Contractile responses induced by the thromboxane analogue, U46619, by prostaglandin F_2α (PGF_2α), by the FP receptor agonist, fluprostenol, and by the agonist for EP₁ and EP₃ receptors, sulprostone, in human penile resistance arteries. Data are expressed as mean±s.e.mean of the percentage of contraction induced by 125 mM K⁺ (KPSS). n indicates the number of patients from whom the tissues were collected for the experiments.

Figure 5

Effects of the treatment with the TP receptor antagonist, SQ29548 (0.02 μM), on the contractile responses elicited by the thromboxane analogue, U46619 (A) and by prostaglandin F_2α (PGF_2α) (B) in human penile resistance arteries. Data are expressed as mean±s.e.mean of the percentage of maximum contraction obtained in absence of SQ29548. n indicates the number of patients from whom the tissues were collected for the experiments. ^***Indicates P<0.005 vs control responses by a two-factors ANOVA test.

Figure 6

Responses elicited by vehicle, prostaglandin D₂ (PGD₂), prostacyclin (PGI₂), prostaglandin E₁ (PGE₁), prostaglandin E₂ (PGE₂) and the selective EP₂ receptor agonist, butaprost, on human trabecular smooth muscle strips contracted with phenylephrine. Data are expressed as mean±s.e.mean of the percentage of total relaxation induced by 0.1 mM papaverine. n indicates the number of patients from whom the tissues were collected for the experiments.

Figure 7

(A) Shows the responses elicited by prostaglandin D₂ (PGD₂), prostacyclin (PGI₂) and prostaglandin E₁ (PGE₁) on human penile resistance arteries contracted with norepinephrine. (B) shows the relaxations induced by the vehicle, by the selective DP receptor agonist, BW245C, by the selective IP receptor agonist, cicaprost and the selective EP₂ receptor agonist, butaprost, on human penile resistance arteries contracted with norepinephrine.

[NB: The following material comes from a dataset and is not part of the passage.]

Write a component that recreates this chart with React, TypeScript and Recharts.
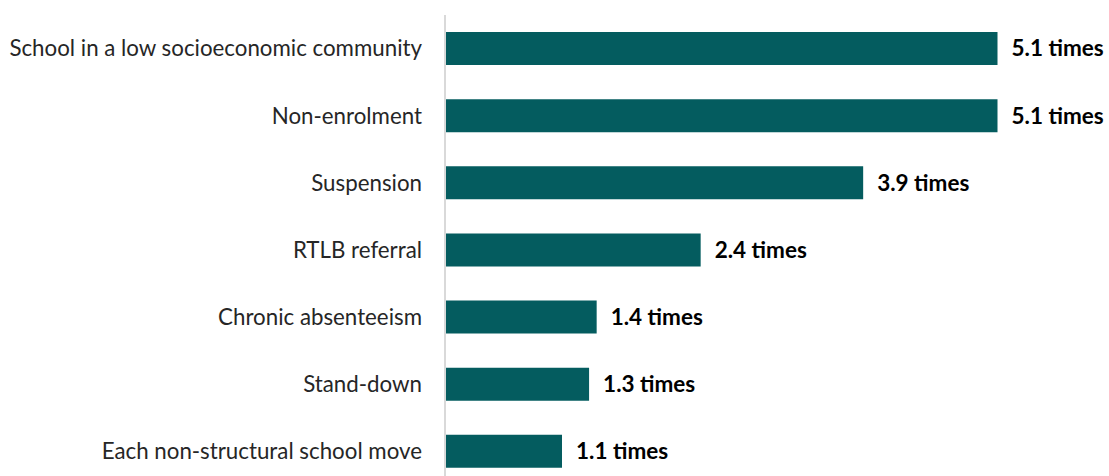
import { BarChart, Bar, XAxis, YAxis, LabelList } from 'recharts'

const categories = [
  'School in a low socioeconomic community',
  'Non-enrolment',
  'Suspension',
  'RTLB referral',
  'Chronic absenteeism',
  'Stand-down',
  'Each non-structural school move',
]
const values = [5.1, 5.1, 3.86, 2.36, 1.4, 1.33, 1.08]
const labels = ['5.1 times', '5.1 times', '3.9 times', '2.4 times', '1.4 times', '1.3 times', '1.1 times']

const data = categories.map((name, i) => ({ name, value: values[i], label: labels[i] }))

const FONT = 'Lato, "Open Sans", sans-serif'

export default function App() {
  return (
    <div style={{ position: 'absolute', left: 0, top: 0, width: 1109, height: 476, overflow: 'hidden', background: '#fff' }}>
      <BarChart
        width={1109}
        height={485}
        data={data}
        layout="vertical"
        margin={{ top: 15, right: 14, bottom: 0, left: 0 }}
      >
        <XAxis type="number" domain={[0, 6]} hide />
        <YAxis
          type="category"
          dataKey="name"
          width={445}
          tickLine={false}
          tickSize={0}
          tickMargin={23}
          axisLine={{ stroke: '#d9d9d9', strokeWidth: 2 }}
          tick={{ fontSize: 22.3, fill: '#262626', fontFamily: FONT }}
          interval={0}
        />
        <Bar dataKey="value" fill="#045c5f" barSize={33} isAnimationActive={false}>
          <LabelList
            dataKey="label"
            position="right"
            offset={14}
            style={{ fontSize: 22.5, fontWeight: 700, fill: '#000', fontFamily: FONT }}
          />
        </Bar>
      </BarChart>
    </div>
  )
}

Data are expressed as mean±s.e.mean of the percentage of total relaxation induced by 0.1 mM papaverine. n indicates the number of patients from whom the tissues were collected for the experiments.

Figure 8

Cyclic AMP (A) and cyclic GMP (B) tissue content of human corpus cavernosum after exposure to prostaglandin E₁ (PGE₁). Data are expressed as mean±s.e.mean of pmol cyclic AMP or cyclic GMP per mg of tissue protein content. n indicates the number of patients from whom the tissues were collected for the determinations. ^**P<0.01, ^***P<0.005 vs control. (Student-Newmann-Keuls post hoc test).